Свиток 5. У истоков империи | страница 77



Драхтовичи, естественно, оскорбились и начали рассказывать, какое же это непростое дело — окраска тканей. И почему никто во всем мире кроме них не способен делать его так хорошо.

Я в ответ поведал, как зимой я с учениками бросался в ледяные воды бушующего моря, чтобы на невероятной глубине вырывать из лап морских чудовищ малюсенькие ракушки. И как тяжело и сложно мне приходилось камлать, чтобы заставить эту ракушку отдать свою краску.

Короче, мы заливались соловьями и навирали с три короба, пока наконец не пришли примерно к первоначальному моему предложению — барыши пополам.
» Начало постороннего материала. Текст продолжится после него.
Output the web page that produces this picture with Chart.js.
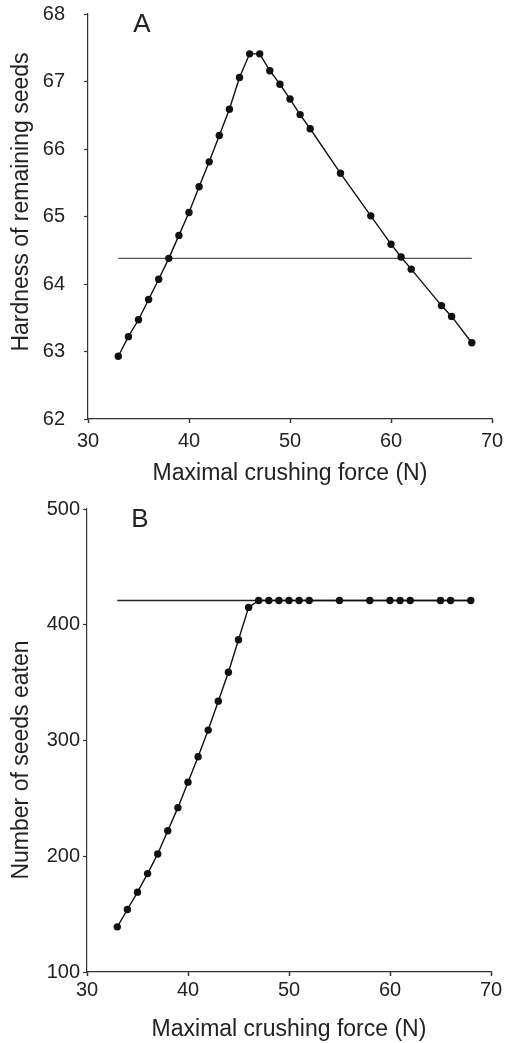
<!DOCTYPE html>
<html>
<head>
<meta charset="utf-8">
<script src="https://cdn.jsdelivr.net/npm/chart.js@4.4.1/dist/chart.umd.min.js"></script>
<style>
    html, body { margin: 0; padding: 0; background: #fff; }
    #wrapA { position: absolute; left: 0; top: 0; width: 511px; height: 500px; }
    #wrapB { position: absolute; left: 0; top: 500px; width: 511px; height: 543px; }
</style>
</head>
<body>
<div id="wrapA"><canvas id="chartHardness"></canvas></div>
<div id="wrapB"><canvas id="chartSeeds"></canvas></div>
<script>
// values
const crushingForce = [33, 34, 35, 36, 37, 38, 39, 40, 41, 42, 43, 44, 45, 46, 47, 48, 49, 50, 51, 52, 55, 58, 60, 61, 62, 65, 66, 68];
const hardness = [62.93, 63.22, 63.47, 63.77, 64.07, 64.38, 64.72, 65.06, 65.44, 65.81, 66.20, 66.59, 67.06, 67.41, 67.41, 67.16, 66.96, 66.74, 66.51, 66.30, 65.64, 65.01, 64.59, 64.40, 64.22, 63.68, 63.52, 63.13];
const seedsEaten = [139, 154, 169, 185, 202, 222, 242, 264, 286, 309, 334, 359, 387, 415, 421, 421, 421, 421, 421, 421, 421, 421, 421, 421, 421, 421, 421, 421];
const hardnessRef = 64.38;
const seedsRef = 421;
const refRange = [33, 68];

const forceTicks = [30, 40, 50, 60, 70];
const hardnessTicks = [62, 63, 64, 65, 66, 67, 68];
const seedsTicks = [100, 200, 300, 400, 500];

Chart.defaults.font.family = '"Liberation Sans", Arial, sans-serif';
Chart.defaults.color = '#222';

// panel letter and the rotated y title (placed a bit off the plot centre, as in the figure)
function panelText(opts) {
    return {
        id: 'panelText' + opts.label,
        afterDraw(chart) {
            const ctx = chart.ctx;
            ctx.save();
            ctx.fillStyle = '#222';
            ctx.font = '26px "Liberation Sans", Arial, sans-serif';
            ctx.textAlign = 'center';
            ctx.fillText(opts.label, opts.labelX, opts.labelY);
            ctx.font = '23px "Liberation Sans", Arial, sans-serif';
            ctx.textBaseline = 'middle';
            ctx.translate(22, opts.yTitleY);
            ctx.rotate(-Math.PI / 2);
            ctx.fillText(opts.yTitle, 0, 0);
            ctx.restore();
        }
    };
}

function renderPanel(canvasId, opts) {
    const points = crushingForce.map((x, i) => ({ x: x, y: opts.values[i] }));
    const refLine = refRange.map(x => ({ x: x, y: opts.ref }));
    const config = {
        type: 'scatter',
        data: {
            datasets: [{
                data: points,
                showLine: true,
                borderColor: '#111',
                borderWidth: 1.4,
                pointRadius: 3.7,
                pointBackgroundColor: '#111',
                pointBorderWidth: 0
            }, {
                data: refLine,
                showLine: true,
                borderColor: opts.refColor,
                borderWidth: 1.4,
                pointRadius: 0
            }]
        },
        options: {
            responsive: true,
            maintainAspectRatio: false,
            animation: false,
            layout: { padding: opts.padding },
            scales: {
                x: {
                    type: 'linear',
                    min: 30,
                    max: 70,
                    afterBuildTicks: scale => { scale.ticks = forceTicks.map(v => ({ value: v })); },
                    afterFit: scale => { scale.height = opts.xHeight; scale.paddingLeft = 0; scale.paddingRight = 0; },
                    border: { display: true, color: '#333', width: 1.2 },
                    grid: { drawOnChartArea: false, drawTicks: true, tickLength: 4, color: '#333', tickWidth: 1.5 },
                    ticks: { font: { size: 20 }, padding: opts.xTickPad, maxRotation: 0 },
                    title: {
                        display: true,
                        text: 'Maximal crushing force (N)',
                        font: { size: 23 },
                        padding: { top: 0, bottom: opts.xTitlePad }
                    }
                },
                y: {
                    type: 'linear',
                    min: opts.yTicks[0],
                    max: opts.yTicks[opts.yTicks.length - 1],
                    afterBuildTicks: scale => { scale.ticks = opts.yTicks.map(v => ({ value: v })); },
                    afterFit: scale => { scale.width = opts.yWidth; scale.paddingTop = 0; scale.paddingBottom = 0; },
                    border: { display: true, color: '#333', width: 1.2 },
                    grid: { drawOnChartArea: false, drawTicks: true, tickLength: 4, color: '#333', tickWidth: 1.2 },
                    ticks: { font: { size: 20 }, padding: opts.yTickPad }
                }
            },
            plugins: {
                legend: { display: false },
                tooltip: { enabled: false }
            }
        },
        plugins: [panelText(opts)]
    };
    return new Chart(document.getElementById(canvasId), config);
}

renderPanel('chartHardness', {
    values: hardness,
    ref: hardnessRef,
    refColor: '#555',
    yTicks: hardnessTicks,
    yTitle: 'Hardness of remaining seeds',
    yTitleY: 202,
    padding: { top: 14, right: 19, left: 0, bottom: 0 },
    xHeight: 81,
    yWidth: 88,
    xTickPad: 6,
    yTickPad: 19,
    xTitlePad: 13,
    label: 'A', labelX: 142, labelY: 32
});

renderPanel('chartSeeds', {
    values: seedsEaten,
    ref: seedsRef,
    refColor: '#222',
    yTicks: seedsTicks,
    yTitle: 'Number of seeds eaten',
    yTitleY: 260,
    padding: { top: 9, right: 20, left: 0, bottom: 0 },
    xHeight: 71,
    yWidth: 87,
    xTickPad: 2,
    yTickPad: 3,
    xTitlePad: 0,
    label: 'B', labelX: 140, labelY: 27
});
</script>
</body>
</html>
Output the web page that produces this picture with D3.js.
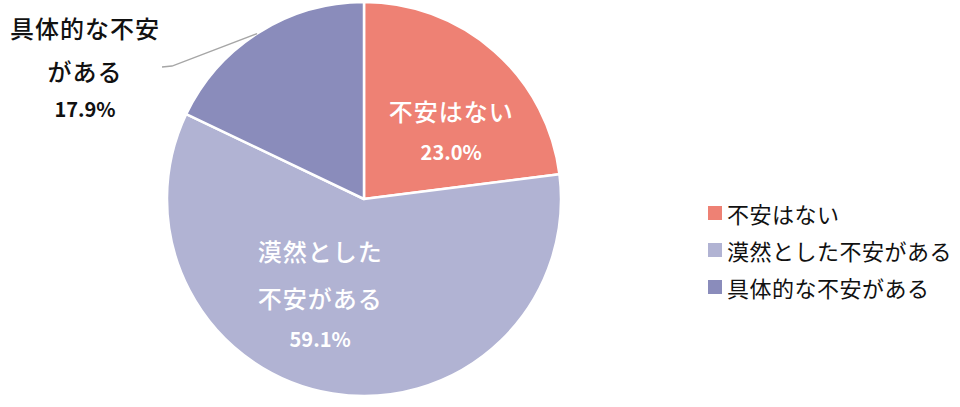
<!DOCTYPE html>
<html><head><meta charset="utf-8">
<script src="https://cdn.jsdelivr.net/npm/d3@7"></script>
<style>
html,body{margin:0;padding:0;background:#fff;}
svg{display:block;}
text{font-family:"Noto Sans CJK JP","Noto Sans",sans-serif;}
</style></head>
<body>
<script>
const categories = ["不安はない", "漠然とした不安がある", "具体的な不安がある"];
const values = [23.0, 59.1, 17.9];
const labelLines = [["不安はない"], ["漠然とした", "不安がある"], ["具体的な不安", "がある"]];
const colors = ["#EE8174", "#B1B3D3", "#8A8CBB"];

const W = 960, H = 407;
const cx = 364, cy = 199, R = 197;

const svg = d3.select("body").append("svg").attr("width", W).attr("height", H);
const g = svg.append("g").attr("transform", `translate(${cx},${cy})`);

const pie = d3.pie().sort(null).value(d => d)(values);
const arc = d3.arc().innerRadius(0).outerRadius(R);

g.selectAll("path.slice").data(pie).join("path")
  .attr("class", "slice")
  .attr("d", arc)
  .attr("fill", (d, i) => colors[i])
  .attr("stroke", "#fff").attr("stroke-width", 2.5).attr("stroke-linejoin", "round");

const labelArc = d3.arc().innerRadius(R * 0.6).outerRadius(R * 0.6);
const adj = [[9, 0], [-25, -65]];
const catSize = 24, pctSize = 20;

[0, 1].forEach(i => {
  const c = labelArc.centroid(pie[i]);
  const x = c[0] + adj[i][0], top = c[1] + adj[i][1];
  const lines = labelLines[i];
  const lh = 47, n = lines.length;
  lines.forEach((t, k) => {
    g.append("text").attr("x", x).attr("y", top + k * lh)
      .attr("text-anchor", "middle").attr("dominant-baseline", "central")
      .attr("fill", "#fff").attr("font-size", catSize).attr("font-weight", 500)
      .attr("letter-spacing", 1)
      .text(t);
  });
  g.append("text").attr("x", x).attr("y", top + (n - 1) * lh + 41)
    .attr("text-anchor", "middle").attr("dominant-baseline", "central")
    .attr("fill", "#fff").attr("font-size", pctSize).attr("font-weight", 700)
    .text(values[i].toFixed(1) + "%");
});

{
  const lx = 85 - cx;
  const l2 = labelLines[2];
  g.append("text").attr("x", lx).attr("y", 27 - cy).attr("text-anchor", "middle")
    .attr("dominant-baseline", "central").attr("font-size", catSize).attr("fill", "#111")
    .attr("font-weight", 500).attr("letter-spacing", 1).text(l2[0]);
  g.append("text").attr("x", lx).attr("y", 70 - cy).attr("text-anchor", "middle")
    .attr("dominant-baseline", "central").attr("font-size", catSize).attr("fill", "#111")
    .attr("font-weight", 500).attr("letter-spacing", 1).text(l2[1]);
  g.append("text").attr("x", lx).attr("y", 108 - cy).attr("text-anchor", "middle")
    .attr("dominant-baseline", "central").attr("font-size", pctSize).attr("font-weight", 700)
    .attr("fill", "#111").text(values[2].toFixed(1) + "%");
  const a = pie[2].startAngle + (pie[2].endAngle - pie[2].startAngle) * 0.49;
  const ex = R * Math.sin(a), ey = -R * Math.cos(a);
  g.append("path")
    .attr("d", `M${162 - cx},${67 - cy}L${172 - cx},${66 - cy}L${ex},${ey}`)
    .attr("fill", "none").attr("stroke", "#a6a6a6").attr("stroke-width", 1.3);
}

const lg = svg.append("g").attr("transform", "translate(708,213)");
categories.forEach((c, i) => {
  const row = lg.append("g").attr("transform", `translate(0,${i * 37})`);
  row.append("rect").attr("x", 0).attr("y", -7).attr("width", 14).attr("height", 14).attr("fill", colors[i]);
  row.append("text").attr("x", 19).attr("y", 0).attr("dominant-baseline", "central")
    .attr("font-size", 22).attr("letter-spacing", 0.5).attr("fill", "#111").text(c);
});
</script>
</body></html>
В том плане, что они окрашивают ткани нашей краской и половину отдают нам.

Я было, с целью оптимизации процесса и вовлечения в цепочку производства Олидики, предложил им, чтобы ткань для окраски делалась там, а в Иратуге только окрашивалась. Но меня внаглую высмеяли — только в Иратуге делают по-настоящему правильную и хорошую, плотную, но и очень мягкую ткань, а весь остальной мир — сплошь безрукие идиоты и мошенники.

С этим как-бы пришлось согласиться и отвалить в сторону.


В сторону своей комнатенки, в которой меня ждала свежеобретенная супруга.

…Да. Помните, что я говорил про местные стены, словно бы созданные для любознательных ушей? Уже на подходе к своей комнатушке я услышал, как внутри заливается голосок, несомненно принадлежащей моей дражайшей женушке.

— …а так не видно… Но Он у него величиной с… с… с дерево! И эта того — неутомимый, как… как ручей. Вообще не прекращает…

А еще…

Дослушивать я не стал, а усмехнувшись, откинул занавески, заменяющие нам дверь. Дражайшая супруга сидела в окружении сопляек еще младше ее по возрасту и пусть неумело, без знания теоретической базы, но явно самозабвенно им врала.

При виде меня все сразу замолкли и уставились на меня бусинками испуганно-любопытных глазок. А я свою очередь тоже оглядел уважаемое собрание, а заодно и выделенное мне помещение.

Так. Судя по всему, к Лигит наведалась ее «девчачья банда» вызнать подробности о состоявшемся замужестве. А ей, бедолажке, и сказать-то нечего. Приперся пьяный муж заполночь и завалился на кровать дрыхнуть — история, конечно, вполне жизненная и наверное обычна для любого века любой эпохи существования человечества, но страдает отсутствием романтики, живописных подробностей и сюжетной интриги. Вот и приходится бедняжке лепить отсебятину, чтобы не прослыть среди подружек лохушкой, которой и рассказать нечего, да еще и страшилой, от которой муж шарахается как от прокаженной.